The short videos give the impression of a flipbook, jumping shakily from one surreal frame to the next. They’re the result of internet meme-makers playing with the first widely available text-to-video AI generators, and they depict impossible scenarios like Dwayne “The Rock” Johnson eating rocks and French president Emmanuel Macron sifting through and chewing on garbage, or warped versions of the mundane, like Paris Hilton taking a selfie.
This new wave of AI-generated videos has definite echoes of Dall-E, which swept the internet last summer when it performed the same trick with still images. Less than a year later, those wonky Dall-E images are almost indistinguishable from reality, raising two questions: Will AI-generated video advance as quickly, and will it have a place in Hollywood?
ModelScope, a video generator hosted by AI firm Hugging Face, allows people to type a few words and receive a startling, wonky video in return. Runway, the AI company that cocreated the image generator Stable Diffusion, announced a text-to-video generator in late March, but it has not made it widely available to the public. And Google and Meta both announced they were working on text-to-video tech in fall of 2022.

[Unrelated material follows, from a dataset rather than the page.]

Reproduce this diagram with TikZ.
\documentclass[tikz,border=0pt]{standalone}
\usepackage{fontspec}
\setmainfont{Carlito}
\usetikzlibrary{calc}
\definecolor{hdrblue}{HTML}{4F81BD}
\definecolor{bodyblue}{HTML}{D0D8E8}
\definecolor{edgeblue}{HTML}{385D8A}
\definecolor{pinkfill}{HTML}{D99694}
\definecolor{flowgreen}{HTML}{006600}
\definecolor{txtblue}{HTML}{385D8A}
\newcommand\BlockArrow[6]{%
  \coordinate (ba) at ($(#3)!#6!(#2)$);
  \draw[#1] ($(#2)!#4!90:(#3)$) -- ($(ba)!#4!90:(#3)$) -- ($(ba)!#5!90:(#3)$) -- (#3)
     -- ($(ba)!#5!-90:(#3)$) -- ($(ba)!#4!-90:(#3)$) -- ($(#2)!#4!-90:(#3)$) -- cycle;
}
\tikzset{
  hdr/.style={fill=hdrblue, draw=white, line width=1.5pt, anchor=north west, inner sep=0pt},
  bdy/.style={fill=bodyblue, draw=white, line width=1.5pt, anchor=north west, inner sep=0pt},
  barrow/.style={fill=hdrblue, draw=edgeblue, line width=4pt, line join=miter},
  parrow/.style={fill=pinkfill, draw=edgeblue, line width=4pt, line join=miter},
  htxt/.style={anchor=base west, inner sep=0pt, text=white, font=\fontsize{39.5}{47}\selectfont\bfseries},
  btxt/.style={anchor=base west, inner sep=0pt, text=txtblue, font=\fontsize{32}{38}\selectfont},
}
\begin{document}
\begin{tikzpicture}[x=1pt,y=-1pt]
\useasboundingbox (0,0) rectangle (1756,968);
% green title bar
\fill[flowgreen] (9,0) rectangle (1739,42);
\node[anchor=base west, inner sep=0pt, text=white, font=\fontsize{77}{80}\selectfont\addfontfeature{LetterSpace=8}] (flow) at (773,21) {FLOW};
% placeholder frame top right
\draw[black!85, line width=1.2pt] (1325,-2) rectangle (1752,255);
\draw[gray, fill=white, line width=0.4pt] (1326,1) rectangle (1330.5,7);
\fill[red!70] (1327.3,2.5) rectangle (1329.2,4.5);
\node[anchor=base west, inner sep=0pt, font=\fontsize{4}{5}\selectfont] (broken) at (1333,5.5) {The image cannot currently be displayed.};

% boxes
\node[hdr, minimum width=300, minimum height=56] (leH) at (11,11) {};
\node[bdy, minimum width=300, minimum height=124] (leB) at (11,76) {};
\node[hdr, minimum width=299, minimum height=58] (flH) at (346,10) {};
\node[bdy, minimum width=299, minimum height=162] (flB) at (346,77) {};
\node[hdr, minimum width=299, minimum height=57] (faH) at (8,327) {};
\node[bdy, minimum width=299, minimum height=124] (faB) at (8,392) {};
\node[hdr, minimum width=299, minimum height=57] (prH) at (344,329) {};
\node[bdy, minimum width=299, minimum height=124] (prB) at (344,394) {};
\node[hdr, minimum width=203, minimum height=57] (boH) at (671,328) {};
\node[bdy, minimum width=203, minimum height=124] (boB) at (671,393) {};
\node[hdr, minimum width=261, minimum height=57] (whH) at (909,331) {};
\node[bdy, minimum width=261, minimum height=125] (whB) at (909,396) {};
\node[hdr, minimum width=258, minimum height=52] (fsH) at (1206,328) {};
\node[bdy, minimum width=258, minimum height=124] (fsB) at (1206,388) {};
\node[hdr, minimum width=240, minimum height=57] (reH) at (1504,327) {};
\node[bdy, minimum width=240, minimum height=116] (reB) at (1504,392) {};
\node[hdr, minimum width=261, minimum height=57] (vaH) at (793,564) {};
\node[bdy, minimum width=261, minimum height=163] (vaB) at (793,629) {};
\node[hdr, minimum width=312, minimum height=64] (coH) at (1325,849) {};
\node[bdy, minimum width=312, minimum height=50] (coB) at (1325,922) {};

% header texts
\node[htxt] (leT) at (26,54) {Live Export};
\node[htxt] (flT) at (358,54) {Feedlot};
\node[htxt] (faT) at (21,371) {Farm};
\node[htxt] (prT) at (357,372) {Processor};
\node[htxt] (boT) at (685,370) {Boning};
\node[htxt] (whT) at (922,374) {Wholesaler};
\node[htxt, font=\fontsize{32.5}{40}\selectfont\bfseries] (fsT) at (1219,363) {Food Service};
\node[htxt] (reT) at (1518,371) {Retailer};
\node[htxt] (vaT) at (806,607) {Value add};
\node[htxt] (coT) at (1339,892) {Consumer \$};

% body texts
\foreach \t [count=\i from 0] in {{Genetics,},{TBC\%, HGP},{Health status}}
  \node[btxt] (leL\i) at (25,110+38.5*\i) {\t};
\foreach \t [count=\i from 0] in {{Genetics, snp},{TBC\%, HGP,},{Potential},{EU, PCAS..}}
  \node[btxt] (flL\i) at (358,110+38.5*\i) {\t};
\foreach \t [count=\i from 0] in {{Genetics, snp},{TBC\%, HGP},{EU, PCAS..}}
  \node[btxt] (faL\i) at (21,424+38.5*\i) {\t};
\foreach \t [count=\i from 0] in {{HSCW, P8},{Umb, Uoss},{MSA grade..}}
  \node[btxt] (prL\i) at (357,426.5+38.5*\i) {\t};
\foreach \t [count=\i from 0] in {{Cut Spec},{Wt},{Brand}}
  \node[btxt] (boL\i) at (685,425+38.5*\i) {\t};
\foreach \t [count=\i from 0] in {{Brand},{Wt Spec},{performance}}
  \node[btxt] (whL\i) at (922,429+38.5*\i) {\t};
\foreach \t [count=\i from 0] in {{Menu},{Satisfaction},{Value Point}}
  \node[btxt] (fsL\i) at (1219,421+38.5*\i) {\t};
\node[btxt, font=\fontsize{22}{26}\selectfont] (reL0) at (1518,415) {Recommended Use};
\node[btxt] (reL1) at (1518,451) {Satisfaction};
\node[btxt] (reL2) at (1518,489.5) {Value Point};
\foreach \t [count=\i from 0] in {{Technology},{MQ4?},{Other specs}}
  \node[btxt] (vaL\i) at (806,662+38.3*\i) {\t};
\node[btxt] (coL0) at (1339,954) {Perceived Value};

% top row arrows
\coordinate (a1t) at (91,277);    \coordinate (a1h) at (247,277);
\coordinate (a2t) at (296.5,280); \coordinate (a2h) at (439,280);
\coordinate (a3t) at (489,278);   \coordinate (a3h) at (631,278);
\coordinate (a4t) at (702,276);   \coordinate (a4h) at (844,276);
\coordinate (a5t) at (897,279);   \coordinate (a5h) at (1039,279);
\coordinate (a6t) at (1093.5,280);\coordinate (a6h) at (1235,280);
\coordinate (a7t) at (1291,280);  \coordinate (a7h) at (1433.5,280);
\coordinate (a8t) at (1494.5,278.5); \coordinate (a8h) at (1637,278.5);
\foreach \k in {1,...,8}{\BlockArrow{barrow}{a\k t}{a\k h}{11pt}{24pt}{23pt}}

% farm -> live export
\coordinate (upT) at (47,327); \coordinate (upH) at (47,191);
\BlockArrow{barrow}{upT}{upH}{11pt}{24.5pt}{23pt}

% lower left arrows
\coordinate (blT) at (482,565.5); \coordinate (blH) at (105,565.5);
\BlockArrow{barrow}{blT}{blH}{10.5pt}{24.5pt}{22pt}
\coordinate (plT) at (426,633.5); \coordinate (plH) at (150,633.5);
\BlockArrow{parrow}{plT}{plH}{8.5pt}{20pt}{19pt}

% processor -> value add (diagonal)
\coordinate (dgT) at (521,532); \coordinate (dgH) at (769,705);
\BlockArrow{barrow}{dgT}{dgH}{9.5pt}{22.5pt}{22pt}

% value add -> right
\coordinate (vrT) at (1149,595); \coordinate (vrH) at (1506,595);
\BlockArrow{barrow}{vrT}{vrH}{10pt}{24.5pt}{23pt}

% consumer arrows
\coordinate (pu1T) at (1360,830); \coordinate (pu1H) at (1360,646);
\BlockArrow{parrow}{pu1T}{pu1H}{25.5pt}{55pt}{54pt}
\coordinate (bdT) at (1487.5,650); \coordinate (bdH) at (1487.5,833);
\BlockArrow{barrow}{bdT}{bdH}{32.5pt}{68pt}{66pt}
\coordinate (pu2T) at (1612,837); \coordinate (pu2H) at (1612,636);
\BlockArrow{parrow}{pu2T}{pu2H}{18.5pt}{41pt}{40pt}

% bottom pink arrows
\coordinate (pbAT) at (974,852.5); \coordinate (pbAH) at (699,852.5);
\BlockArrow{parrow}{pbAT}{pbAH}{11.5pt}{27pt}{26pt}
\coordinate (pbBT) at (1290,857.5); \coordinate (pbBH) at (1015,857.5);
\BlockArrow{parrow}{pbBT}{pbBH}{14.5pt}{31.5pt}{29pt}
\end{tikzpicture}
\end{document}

RIght now, it’s jarring celebrity videos or a teddy bear painting a self-portrait. But in the future, AI’s role in film could evolve beyond the viral meme, allowing tech to help cast movies, model scenes before they’re shot, and even swap actors in and out of scenes. The technology is advancing rapidly, and it will likely take years before such generators could, say, produce an entire short film based on prompts, if they’re ever able to. Still, AI’s potential in entertainment is massive.
“The way Netflix disrupted how and where we watch content, I think AI is going to have an even bigger disruption on the actual creation of that content itself,” says Sinead Bovell, a futurist and founder of tech education company WAYE.

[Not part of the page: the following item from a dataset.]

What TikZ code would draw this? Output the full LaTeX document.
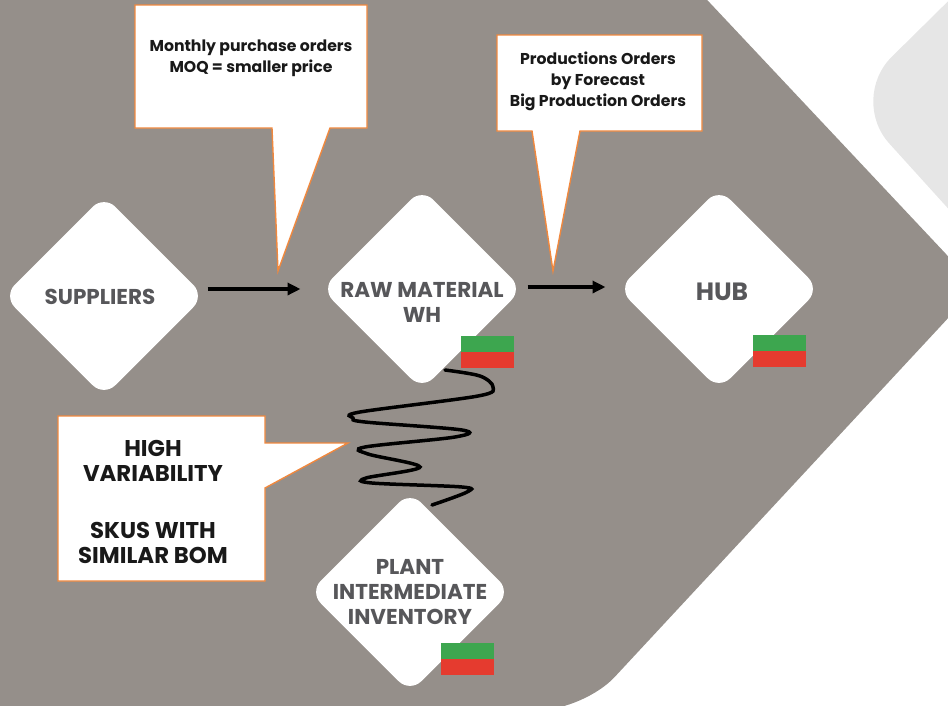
\documentclass[tikz,border=0pt]{standalone}
\usepackage{fontspec}
\setmainfont{Poppins}
\usepackage{xcolor}
\usetikzlibrary{shapes.geometric,arrows.meta}
\definecolor{bggrey}{HTML}{958F8A}
\definecolor{palegrey}{HTML}{E6E6E6}
\definecolor{noteorange}{HTML}{F0883E}
\definecolor{sitegrey}{HTML}{57575A}
\definecolor{flaggreen}{HTML}{3DA64F}
\definecolor{flagred}{HTML}{E53B2F}

\begin{document}
\begin{tikzpicture}[x=1pt,y=-1pt,
    site/.style={shape=diamond, fill=white, rounded corners=16pt, minimum width=201pt,
      minimum height=201pt, inner sep=0pt, outer sep=0pt},
    sitetext/.style={text=sitegrey, font=\bfseries\fontsize{21.5}{25}\selectfont, align=center},
    note/.style={draw=noteorange, line width=1.4pt, fill=white},
    notetext/.style={text=black!90, font=\bfseries\fontsize{15.7}{21}\selectfont, align=center},
    bignote/.style={text=black!90, font=\bfseries\fontsize{22.8}{25}\selectfont, align=center},
    flow/.style={line width=3.5pt, -{Triangle[length=13pt,width=12pt]}},
    coil/.style={line width=3.5pt, line cap=round}]
    \clip (0,0) rectangle (948,705);
    % background chevrons
    \fill[bggrey, rounded corners=45pt] (-30,-30) -- (679,-30) -- (977,287) -- (584,710) -- (-30,710) -- cycle;
    \fill[palegrey, rounded corners=60pt] (1000,-50) -- (849,99) -- (1040,310) -- cycle;

    % callouts
    \draw[note] (135,5) -- (367,5) -- (367,128) -- (330,128) -- (278,271) -- (272,128) -- (135,128) -- cycle;
    \draw[note] (497,35) -- (702,35) -- (702,131) -- (580,131) -- (553,271) -- (532,131) -- (497,131) -- cycle;
    \draw[note] (58,416) -- (265,416) -- (265,443) -- (348,443) -- (265,488) -- (265,581) -- (58,581) -- cycle;
    \node[notetext] (moq) at (251,58) {Monthly purchase orders\\MOQ = smaller price};
    \node[notetext] (forecast) at (598,81) {Productions Orders\\by Forecast\\Big Production Orders};
    \node[bignote] (variab) at (153,502) {HIGH\\VARIABILITY\\[32pt]SKUS WITH\\SIMILAR BOM};

    % sites
    \node[site] (sup) at (104,296) {};
    \node[site] (raw) at (422,289) {};
    \node[site] (hub) at (719,289) {};
    \node[site] (plant) at (410,592) {};
    \node[sitetext] (suplabel) at (100,297) {SUPPLIERS};
    \node[sitetext] (rawlabel) at (422,302) {RAW MATERIAL\\WH};
    \node[sitetext, font=\bfseries\fontsize{25}{25}\selectfont] (hublabel) at (722,292) {HUB};
    \node[sitetext] (plantlabel) at (plant) {PLANT\\INTERMEDIATE\\INVENTORY};

    % stock flags
    \foreach \fx/\fy in {461/336, 753/335, 441/643} {
      \fill[flaggreen] (\fx,\fy) rectangle ++(53,16);
      \fill[flagred] (\fx,\fy+16) rectangle ++(53,16);
    }

    \draw[flow, shorten <=3pt, shorten >=21pt] (sup.east |- raw.center) -- (raw.west);
    \draw[flow, shorten <=5pt, shorten >=13pt] ([yshift=2pt]raw.east) -- ([yshift=2pt]hub.west);
    \draw[coil] plot[smooth, tension=0.55] coordinates {(445,370) (480,376) (493,387) (478,396)
      (360,412) (353,418) (365,422) (462,430) (455,437) (365,447) (368,454) (420,467)
      (366,478) (372,483) (462,487) (467,492) (432,505)};
\end{tikzpicture}
\end{document}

But that doesn’t mean AI will entirely replace writers, directors, and actors anytime soon. And some sizable technical hurdles remain. The videos look jumpy because the AI models can’t yet maintain full coherence from frame to frame, which is needed to smooth the visuals. Making content that lasts longer than a few fascinating, grotesque seconds and keeps its consistency will require more computer power and data, which means big investments in the tech’s development. “You can’t easily scale up these image models,” says Bharath Hariharan, a professor of computer science at Cornell University.

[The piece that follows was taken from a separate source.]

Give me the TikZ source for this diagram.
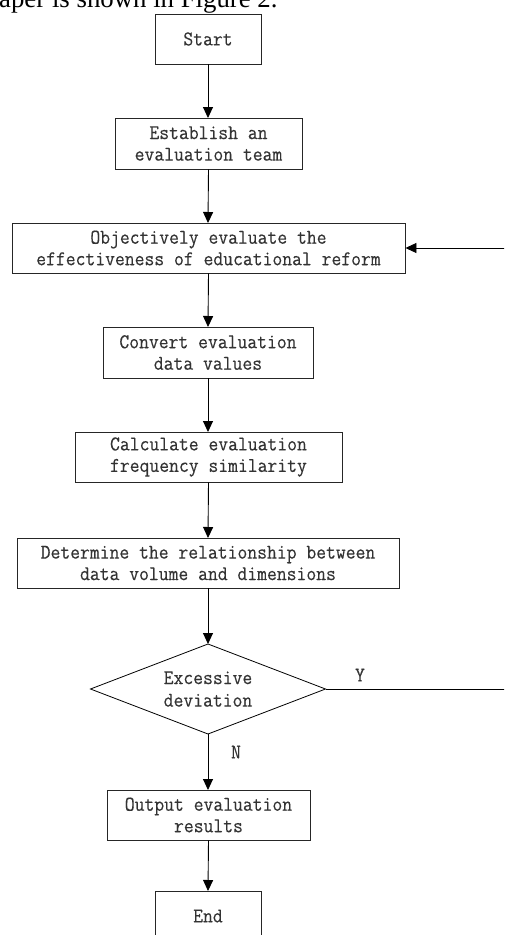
\documentclass[tikz,border=0pt]{standalone}
\usepackage{fontspec}
\setmainfont{Liberation Serif}
\setmonofont{Latin Modern Mono}[FakeStretch=0.91, FakeBold=0.25]
\usetikzlibrary{arrows.meta}
\begin{document}
\begin{tikzpicture}[x=1pt,y=-1pt,
  box/.style={draw=black!85, line width=0.9pt, rectangle, align=center, inner sep=0pt,
    text=black!80, font=\ttfamily\fontsize{21}{21.5}\selectfont, minimum height=50},
  lbl/.style={text=black!80, font=\ttfamily\fontsize{21}{22.5}\selectfont, inner sep=0pt},
  arr/.style={draw=black, line width=0.9pt, -{Triangle[width=10pt,length=11pt]}},
  ln/.style={draw=black, line width=0.9pt}]
\useasboundingbox (0,0) rectangle (504,935);
\clip (0,0) rectangle (504,935);
\fill[white] (0,0) rectangle (504,935);
% cut-off caption line of the page
\node[anchor=base west, inner sep=0pt, font=\fontsize{26.8}{28}\selectfont] (cap) at (-1,7) {aper is shown in Figure 2.};
% boxes
\node[box, minimum width=106] (start) at (208,39) {Start};
\node[box, minimum width=187, minimum height=51] (est) at (208.5,143.5) {Establish an\\evaluation team};
\node[box, minimum width=393] (obj) at (208.5,248) {Objectively evaluate the\\effectiveness of educational reform};
\node[box, minimum width=210, minimum height=51] (conv) at (208,352.5) {Convert evaluation\\data values};
\node[box, minimum width=267] (calc) at (208.5,457) {Calculate evaluation\\frequency similarity};
\node[box, minimum width=382] (det) at (208,563) {Determine the relationship between\\data volume and dimensions};
% decision diamond
\node[lbl, align=center] (dec) at (208,689) {Excessive\\deviation};
\coordinate (dtop) at (208,644);
\coordinate (dbot) at (208,734);
\coordinate (dleft) at (90.5,689);
\coordinate (dright) at (325.5,689);
\draw[ln, line width=0.8pt, line join=miter] (dtop) -- (dright) -- (dbot) -- (dleft) -- cycle;
\node[box, minimum width=203] (out) at (208.5,815) {Output evaluation\\results};
\node[box, minimum width=106] (end) at (208,916) {End};
% connectors
\draw[arr] (start.south) -- (208,118);
\draw[arr] (est.south) -- (208,223);
\draw[arr] (obj.south) -- (208,327);
\draw[arr] (conv.south) -- (208,432);
\draw[arr] (calc.south) -- (208,538);
\draw[arr] (det.south) -- (dtop);
\draw[arr] (dbot) -- (208,790);
\draw[arr] (out.south) -- (208,891);
\coordinate (fb1) at (507,689);
\coordinate (fb2) at (507,248);
\draw[arr] (dright) -- (fb1) -- (fb2) -- (obj.east);
\node[lbl] (ylab) at (360,675) {Y};
\node[lbl] (nlab) at (236,752) {N};
\end{tikzpicture}
\end{document}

But, even if they look rudimentary, the progression of these generators is advancing “really, really fast,” says Jiasen Lu, a research scientist at the Allen Institute of Artificial Intelligence, a research organization founded by the late Microsoft cofounder Paul Allen.
The speed of progress is the result of new developments that bolstered the generators. ModelScope is trained on text and image data, like image generators are, and then also fed videos that show the model how movement should look, says Apolinário Passos, a machine-learning art engineer at Hugging Face. It’s the tactic also being used by Meta. It removes the burden of annotating videos, or labeling them with text descriptors, which simplifies the process and has ushered in rapid development of the tech.